Alberta is not without its Open Government movements — the City of Edmonton has unveiled an Open Data Catalogue that is constantly being updated and extended. And in April 2011, Calgary Mayor Naheed Nenshi piloted a Budget App to allow citizens to keep up-to-date, and even provide input on, the latest budget cycle.
But we have yet to see a provincial open data initiative in Alberta similar to what was launched in B.C., and there are no indications that such a system will be developed.

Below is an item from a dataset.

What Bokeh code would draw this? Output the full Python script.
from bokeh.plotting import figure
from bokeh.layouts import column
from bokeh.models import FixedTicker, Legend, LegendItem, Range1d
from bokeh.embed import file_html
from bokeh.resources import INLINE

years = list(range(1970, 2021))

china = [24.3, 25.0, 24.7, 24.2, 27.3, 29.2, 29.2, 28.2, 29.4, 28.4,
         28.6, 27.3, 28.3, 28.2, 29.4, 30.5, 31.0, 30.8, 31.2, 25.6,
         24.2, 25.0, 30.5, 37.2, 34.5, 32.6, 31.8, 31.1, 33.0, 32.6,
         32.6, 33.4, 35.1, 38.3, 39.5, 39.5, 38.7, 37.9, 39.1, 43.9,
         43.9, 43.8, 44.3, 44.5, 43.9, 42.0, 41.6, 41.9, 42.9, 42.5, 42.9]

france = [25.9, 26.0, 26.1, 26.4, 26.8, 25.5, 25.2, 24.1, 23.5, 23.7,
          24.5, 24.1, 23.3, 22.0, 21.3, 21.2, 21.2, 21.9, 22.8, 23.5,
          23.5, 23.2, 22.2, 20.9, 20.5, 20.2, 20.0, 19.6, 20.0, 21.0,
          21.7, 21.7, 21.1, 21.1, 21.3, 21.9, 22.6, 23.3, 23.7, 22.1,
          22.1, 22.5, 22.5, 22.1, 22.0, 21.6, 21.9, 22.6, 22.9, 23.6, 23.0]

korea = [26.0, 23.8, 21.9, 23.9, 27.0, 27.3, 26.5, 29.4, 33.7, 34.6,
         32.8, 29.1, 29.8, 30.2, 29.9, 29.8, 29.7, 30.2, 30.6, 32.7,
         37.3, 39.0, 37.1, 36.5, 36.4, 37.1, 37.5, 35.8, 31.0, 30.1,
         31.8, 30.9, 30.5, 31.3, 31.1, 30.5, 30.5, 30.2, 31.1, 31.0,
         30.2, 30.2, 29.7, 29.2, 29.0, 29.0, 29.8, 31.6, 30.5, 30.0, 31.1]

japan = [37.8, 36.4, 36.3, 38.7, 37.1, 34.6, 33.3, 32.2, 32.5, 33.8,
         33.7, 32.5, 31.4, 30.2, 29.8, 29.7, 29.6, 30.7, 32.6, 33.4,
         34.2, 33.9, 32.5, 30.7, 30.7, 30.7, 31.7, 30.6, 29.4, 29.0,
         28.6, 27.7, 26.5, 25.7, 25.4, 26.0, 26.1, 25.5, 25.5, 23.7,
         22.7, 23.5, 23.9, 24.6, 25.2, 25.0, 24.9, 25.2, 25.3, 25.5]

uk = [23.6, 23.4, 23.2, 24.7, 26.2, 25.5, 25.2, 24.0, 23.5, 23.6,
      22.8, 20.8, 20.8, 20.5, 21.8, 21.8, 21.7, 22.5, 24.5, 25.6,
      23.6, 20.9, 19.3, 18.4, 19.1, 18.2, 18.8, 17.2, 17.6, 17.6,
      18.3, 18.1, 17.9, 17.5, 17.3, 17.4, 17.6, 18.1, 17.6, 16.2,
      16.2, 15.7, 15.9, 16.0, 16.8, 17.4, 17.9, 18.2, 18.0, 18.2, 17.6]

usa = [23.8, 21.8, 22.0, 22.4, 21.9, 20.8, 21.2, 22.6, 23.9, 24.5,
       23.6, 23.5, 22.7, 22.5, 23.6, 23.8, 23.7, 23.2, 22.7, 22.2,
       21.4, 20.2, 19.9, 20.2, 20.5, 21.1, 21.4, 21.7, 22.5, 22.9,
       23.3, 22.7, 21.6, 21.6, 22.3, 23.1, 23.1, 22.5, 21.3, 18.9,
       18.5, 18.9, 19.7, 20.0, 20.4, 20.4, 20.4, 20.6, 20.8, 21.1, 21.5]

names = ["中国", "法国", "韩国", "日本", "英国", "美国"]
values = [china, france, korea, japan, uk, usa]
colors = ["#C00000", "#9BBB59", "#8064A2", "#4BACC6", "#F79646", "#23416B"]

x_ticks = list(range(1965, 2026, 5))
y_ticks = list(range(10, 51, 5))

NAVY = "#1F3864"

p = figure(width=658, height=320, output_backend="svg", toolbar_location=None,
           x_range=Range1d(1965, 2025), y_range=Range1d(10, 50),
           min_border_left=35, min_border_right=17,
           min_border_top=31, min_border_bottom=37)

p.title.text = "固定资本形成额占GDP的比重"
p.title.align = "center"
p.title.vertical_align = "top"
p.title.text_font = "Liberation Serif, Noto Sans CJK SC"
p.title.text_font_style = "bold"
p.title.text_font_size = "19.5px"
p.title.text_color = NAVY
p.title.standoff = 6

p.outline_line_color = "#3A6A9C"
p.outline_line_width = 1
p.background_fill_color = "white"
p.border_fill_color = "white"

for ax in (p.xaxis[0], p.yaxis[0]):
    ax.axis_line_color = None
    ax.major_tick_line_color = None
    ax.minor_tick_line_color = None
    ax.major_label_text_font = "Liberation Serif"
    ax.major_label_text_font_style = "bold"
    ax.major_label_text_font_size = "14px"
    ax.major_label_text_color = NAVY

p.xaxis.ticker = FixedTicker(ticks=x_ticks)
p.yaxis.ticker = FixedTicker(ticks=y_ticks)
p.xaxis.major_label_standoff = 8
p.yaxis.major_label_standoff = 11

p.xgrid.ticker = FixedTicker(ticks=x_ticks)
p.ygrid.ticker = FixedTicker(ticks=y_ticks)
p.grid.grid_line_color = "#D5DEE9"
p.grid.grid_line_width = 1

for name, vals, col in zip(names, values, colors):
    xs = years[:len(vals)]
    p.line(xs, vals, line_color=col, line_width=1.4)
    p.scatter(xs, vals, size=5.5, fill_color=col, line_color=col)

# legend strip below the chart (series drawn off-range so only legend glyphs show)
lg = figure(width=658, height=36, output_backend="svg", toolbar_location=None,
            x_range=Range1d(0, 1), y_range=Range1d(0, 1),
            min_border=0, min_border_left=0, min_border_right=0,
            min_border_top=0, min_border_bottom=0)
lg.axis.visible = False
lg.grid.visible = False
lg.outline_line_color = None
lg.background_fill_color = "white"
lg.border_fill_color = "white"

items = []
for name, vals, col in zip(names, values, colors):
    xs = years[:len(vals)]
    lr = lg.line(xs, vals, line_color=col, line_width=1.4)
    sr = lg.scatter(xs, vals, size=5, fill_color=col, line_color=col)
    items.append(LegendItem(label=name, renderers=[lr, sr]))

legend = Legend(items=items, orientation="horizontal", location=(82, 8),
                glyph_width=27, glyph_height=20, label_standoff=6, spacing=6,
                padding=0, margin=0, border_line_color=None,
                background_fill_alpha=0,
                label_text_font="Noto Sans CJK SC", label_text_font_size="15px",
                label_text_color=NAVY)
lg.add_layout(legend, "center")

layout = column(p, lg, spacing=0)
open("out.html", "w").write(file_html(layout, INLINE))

This is a big concern for Terence Gannon, one of the speakers at Cybera's upcoming Summit, and Founder and President of Intellog Inc, a Calgary-based developer of web-based search, data management and collaboration tools for petroleum producers. For more than four years, Gannon has been battling with the provincially-run Energy Resources Conservation Board (ERCB) to make its index of Albertan oil and gas wells freely available. "There are records on approximately 400,000 wells in Alberta, all of which have unique characteristics," says Gannon. The ERCB's monthly General Well Data File provides this information; it comes with a mandatory fee of $66,491, and ongoing maintenance fees of about $1,000 per month (read more here).
"This is far too expensive for independent entrepreneurs who want to build applications based on this information," notes Gannon. "At the very least, there is a host of great Apps that are not getting developed because this information is not freely available." Gannon says he has asked the ERCB to release the General Well Data File to him, saying he would post it on Intellog's website as an open-source, searchable document that can be freely accessed by anyone. The ERCB declined his request, and his case now resides with Alberta's Freedom of Information and Privacy Act Commisioner. (You can see Gannon's documentation of his campaign here).
"It's disconcerting to see British Columbia launch an open data portal, while we have to fight the Alberta government to get access information which is rightfully ours in the first place," says Gannon.
While it's difficult to make any judgements based on this case alone, certainly the argument can be made, as the above examples have shown, that the public generally does benefit when government data should be freely available.
"I would encourage other provincial governments to look at [open data] and see what they can do," noted Cadieux. "There's tremendous opportunity to build on the expertise that's evolving. And ultimately, the old ways of doing business are not going to cut it going forward."
We look with interest to see how Gannon's case plays out, and to see what future there is — and hopefully there will be a future — for Alberta's own open data portal.